*WHAT NEEDS TO BE DONE*
Leaving out the pictures, retype the lines from the beginning of the listing through the line containing "const yTicks = [0, 2, 4, 6, 8];".

*GIVEN INFORMATION*
┌──
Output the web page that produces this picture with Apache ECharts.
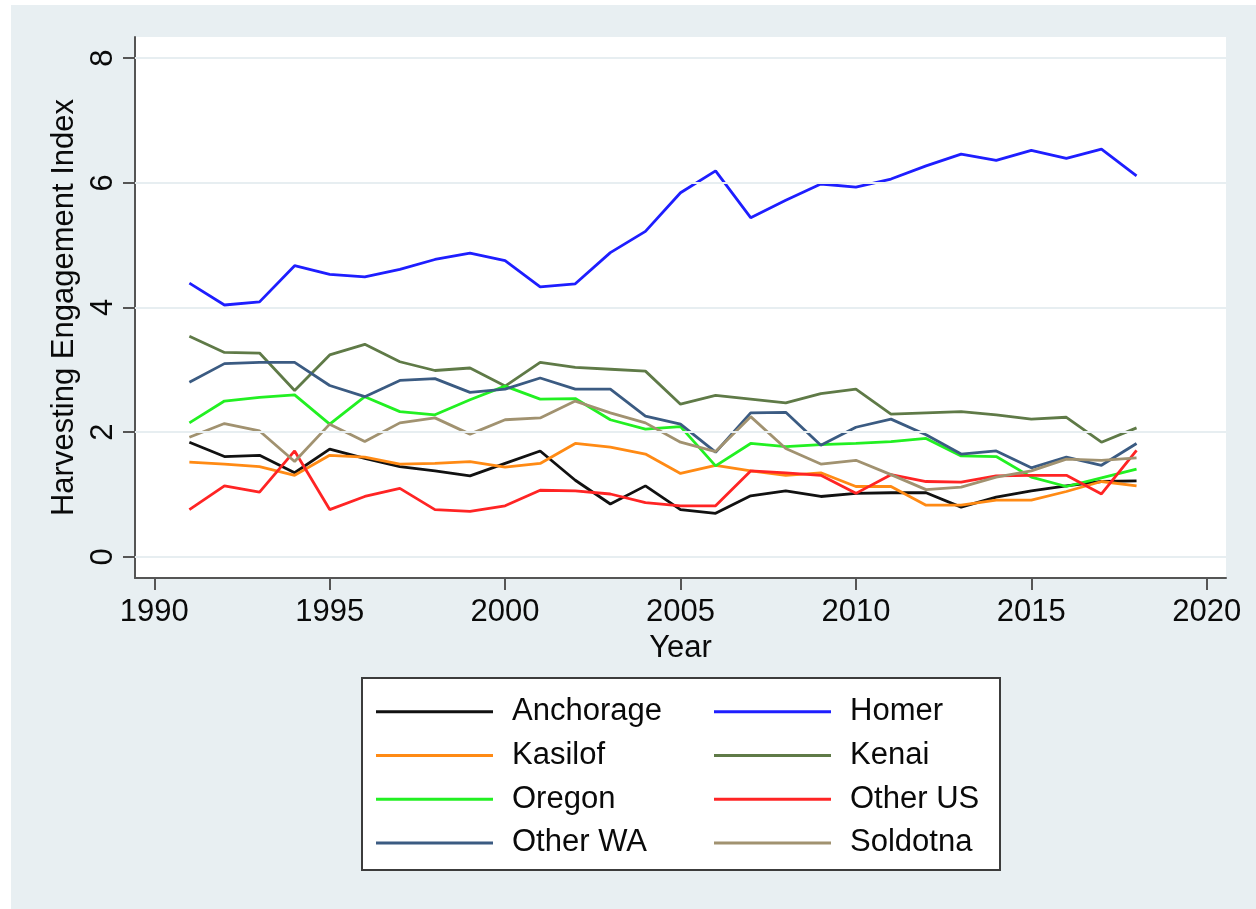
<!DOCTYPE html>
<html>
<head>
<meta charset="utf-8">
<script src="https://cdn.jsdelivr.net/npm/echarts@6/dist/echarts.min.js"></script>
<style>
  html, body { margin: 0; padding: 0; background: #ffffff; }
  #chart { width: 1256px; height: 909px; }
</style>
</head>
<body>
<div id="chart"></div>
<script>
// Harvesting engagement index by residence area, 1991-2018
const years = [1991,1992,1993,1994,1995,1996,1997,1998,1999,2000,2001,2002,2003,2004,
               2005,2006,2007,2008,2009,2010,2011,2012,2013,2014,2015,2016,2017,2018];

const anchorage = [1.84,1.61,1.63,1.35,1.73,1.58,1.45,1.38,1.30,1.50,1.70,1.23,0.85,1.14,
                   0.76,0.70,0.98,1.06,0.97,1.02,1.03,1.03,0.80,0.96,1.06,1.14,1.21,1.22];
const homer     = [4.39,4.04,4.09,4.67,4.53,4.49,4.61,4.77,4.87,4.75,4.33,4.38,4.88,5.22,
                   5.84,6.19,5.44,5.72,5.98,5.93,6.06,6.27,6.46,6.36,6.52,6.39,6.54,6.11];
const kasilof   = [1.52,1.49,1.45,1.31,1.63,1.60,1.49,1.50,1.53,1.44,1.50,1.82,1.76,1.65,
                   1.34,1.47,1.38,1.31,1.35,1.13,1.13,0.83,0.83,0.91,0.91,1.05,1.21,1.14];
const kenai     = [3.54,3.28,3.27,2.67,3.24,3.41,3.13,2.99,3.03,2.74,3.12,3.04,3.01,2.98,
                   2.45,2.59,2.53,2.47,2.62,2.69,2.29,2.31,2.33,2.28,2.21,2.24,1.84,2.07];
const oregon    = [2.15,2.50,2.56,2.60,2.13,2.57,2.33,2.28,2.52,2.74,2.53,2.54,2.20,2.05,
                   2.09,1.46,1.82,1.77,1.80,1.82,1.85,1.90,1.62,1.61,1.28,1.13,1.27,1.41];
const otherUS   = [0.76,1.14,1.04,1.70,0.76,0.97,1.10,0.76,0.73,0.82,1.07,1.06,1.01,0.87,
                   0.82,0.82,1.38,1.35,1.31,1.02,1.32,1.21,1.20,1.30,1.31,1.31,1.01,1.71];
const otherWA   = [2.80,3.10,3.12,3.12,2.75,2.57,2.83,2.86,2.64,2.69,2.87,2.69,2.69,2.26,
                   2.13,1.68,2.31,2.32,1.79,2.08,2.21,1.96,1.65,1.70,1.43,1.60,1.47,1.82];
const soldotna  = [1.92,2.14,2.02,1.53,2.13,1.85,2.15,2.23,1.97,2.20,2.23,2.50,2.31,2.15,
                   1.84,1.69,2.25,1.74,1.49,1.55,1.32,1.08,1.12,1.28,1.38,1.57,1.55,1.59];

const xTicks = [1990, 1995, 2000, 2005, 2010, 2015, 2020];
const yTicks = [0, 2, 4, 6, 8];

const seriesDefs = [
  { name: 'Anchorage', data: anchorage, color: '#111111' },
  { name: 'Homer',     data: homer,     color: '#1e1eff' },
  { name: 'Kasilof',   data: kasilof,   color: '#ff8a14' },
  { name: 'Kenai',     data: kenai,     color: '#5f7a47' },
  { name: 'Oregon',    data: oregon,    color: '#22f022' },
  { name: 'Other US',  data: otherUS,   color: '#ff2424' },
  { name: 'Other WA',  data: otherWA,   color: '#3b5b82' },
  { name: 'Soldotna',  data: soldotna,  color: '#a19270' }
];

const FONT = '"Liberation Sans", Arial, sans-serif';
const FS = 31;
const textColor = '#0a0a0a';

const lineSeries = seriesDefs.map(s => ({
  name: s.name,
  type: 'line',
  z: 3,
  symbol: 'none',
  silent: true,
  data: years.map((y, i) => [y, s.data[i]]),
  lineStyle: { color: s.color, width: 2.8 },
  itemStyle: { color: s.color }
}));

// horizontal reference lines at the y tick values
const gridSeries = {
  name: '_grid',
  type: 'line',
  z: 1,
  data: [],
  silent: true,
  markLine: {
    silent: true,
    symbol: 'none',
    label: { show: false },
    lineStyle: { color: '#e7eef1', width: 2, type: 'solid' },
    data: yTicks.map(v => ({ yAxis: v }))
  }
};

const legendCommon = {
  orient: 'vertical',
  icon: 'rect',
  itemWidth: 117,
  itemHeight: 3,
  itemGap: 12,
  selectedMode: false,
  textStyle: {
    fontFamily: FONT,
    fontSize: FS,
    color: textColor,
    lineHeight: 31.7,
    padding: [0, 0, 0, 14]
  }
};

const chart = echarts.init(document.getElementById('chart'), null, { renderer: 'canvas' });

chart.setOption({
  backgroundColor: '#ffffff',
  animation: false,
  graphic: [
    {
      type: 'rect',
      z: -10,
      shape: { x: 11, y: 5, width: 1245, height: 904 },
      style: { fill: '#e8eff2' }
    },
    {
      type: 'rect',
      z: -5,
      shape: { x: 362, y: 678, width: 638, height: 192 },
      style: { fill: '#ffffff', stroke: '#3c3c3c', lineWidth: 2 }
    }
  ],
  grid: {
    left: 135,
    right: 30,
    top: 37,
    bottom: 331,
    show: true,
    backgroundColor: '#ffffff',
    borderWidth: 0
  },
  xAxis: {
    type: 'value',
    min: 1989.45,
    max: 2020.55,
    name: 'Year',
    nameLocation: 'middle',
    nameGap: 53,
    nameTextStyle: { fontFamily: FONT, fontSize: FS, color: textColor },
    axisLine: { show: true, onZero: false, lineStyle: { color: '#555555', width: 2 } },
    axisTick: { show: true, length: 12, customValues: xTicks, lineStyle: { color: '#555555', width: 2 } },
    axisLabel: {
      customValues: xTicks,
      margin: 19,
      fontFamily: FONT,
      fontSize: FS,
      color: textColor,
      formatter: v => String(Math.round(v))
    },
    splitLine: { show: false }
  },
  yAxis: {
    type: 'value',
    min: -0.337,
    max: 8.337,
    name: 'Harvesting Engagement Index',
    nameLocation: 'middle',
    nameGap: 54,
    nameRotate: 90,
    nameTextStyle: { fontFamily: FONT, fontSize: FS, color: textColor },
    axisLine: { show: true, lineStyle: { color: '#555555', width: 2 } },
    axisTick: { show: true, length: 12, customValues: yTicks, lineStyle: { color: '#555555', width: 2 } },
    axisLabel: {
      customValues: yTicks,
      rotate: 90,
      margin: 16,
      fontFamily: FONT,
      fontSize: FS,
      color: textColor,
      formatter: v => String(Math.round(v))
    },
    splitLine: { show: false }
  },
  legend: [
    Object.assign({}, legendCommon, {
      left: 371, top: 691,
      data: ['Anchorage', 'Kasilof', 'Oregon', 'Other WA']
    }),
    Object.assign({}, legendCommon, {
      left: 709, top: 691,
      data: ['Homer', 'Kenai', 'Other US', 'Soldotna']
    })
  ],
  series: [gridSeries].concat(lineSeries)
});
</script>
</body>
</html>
└──
*THE RESULT*
Output the web page that produces this picture with Apache ECharts.
<!DOCTYPE html>
<html>
<head>
<meta charset="utf-8">
<script src="https://cdn.jsdelivr.net/npm/echarts@6/dist/echarts.min.js"></script>
<style>
  html, body { margin: 0; padding: 0; background: #ffffff; }
  #chart { width: 1256px; height: 909px; }
</style>
</head>
<body>
<div id="chart"></div>
<script>
// Harvesting engagement index by residence area, 1991-2018
const years = [1991,1992,1993,1994,1995,1996,1997,1998,1999,2000,2001,2002,2003,2004,
               2005,2006,2007,2008,2009,2010,2011,2012,2013,2014,2015,2016,2017,2018];

const anchorage = [1.84,1.61,1.63,1.35,1.73,1.58,1.45,1.38,1.30,1.50,1.70,1.23,0.85,1.14,
                   0.76,0.70,0.98,1.06,0.97,1.02,1.03,1.03,0.80,0.96,1.06,1.14,1.21,1.22];
const homer     = [4.39,4.04,4.09,4.67,4.53,4.49,4.61,4.77,4.87,4.75,4.33,4.38,4.88,5.22,
                   5.84,6.19,5.44,5.72,5.98,5.93,6.06,6.27,6.46,6.36,6.52,6.39,6.54,6.11];
const kasilof   = [1.52,1.49,1.45,1.31,1.63,1.60,1.49,1.50,1.53,1.44,1.50,1.82,1.76,1.65,
                   1.34,1.47,1.38,1.31,1.35,1.13,1.13,0.83,0.83,0.91,0.91,1.05,1.21,1.14];
const kenai     = [3.54,3.28,3.27,2.67,3.24,3.41,3.13,2.99,3.03,2.74,3.12,3.04,3.01,2.98,
                   2.45,2.59,2.53,2.47,2.62,2.69,2.29,2.31,2.33,2.28,2.21,2.24,1.84,2.07];
const oregon    = [2.15,2.50,2.56,2.60,2.13,2.57,2.33,2.28,2.52,2.74,2.53,2.54,2.20,2.05,
                   2.09,1.46,1.82,1.77,1.80,1.82,1.85,1.90,1.62,1.61,1.28,1.13,1.27,1.41];
const otherUS   = [0.76,1.14,1.04,1.70,0.76,0.97,1.10,0.76,0.73,0.82,1.07,1.06,1.01,0.87,
                   0.82,0.82,1.38,1.35,1.31,1.02,1.32,1.21,1.20,1.30,1.31,1.31,1.01,1.71];
const otherWA   = [2.80,3.10,3.12,3.12,2.75,2.57,2.83,2.86,2.64,2.69,2.87,2.69,2.69,2.26,
                   2.13,1.68,2.31,2.32,1.79,2.08,2.21,1.96,1.65,1.70,1.43,1.60,1.47,1.82];
const soldotna  = [1.92,2.14,2.02,1.53,2.13,1.85,2.15,2.23,1.97,2.20,2.23,2.50,2.31,2.15,
                   1.84,1.69,2.25,1.74,1.49,1.55,1.32,1.08,1.12,1.28,1.38,1.57,1.55,1.59];

const xTicks = [1990, 1995, 2000, 2005, 2010, 2015, 2020];
const yTicks = [0, 2, 4, 6, 8];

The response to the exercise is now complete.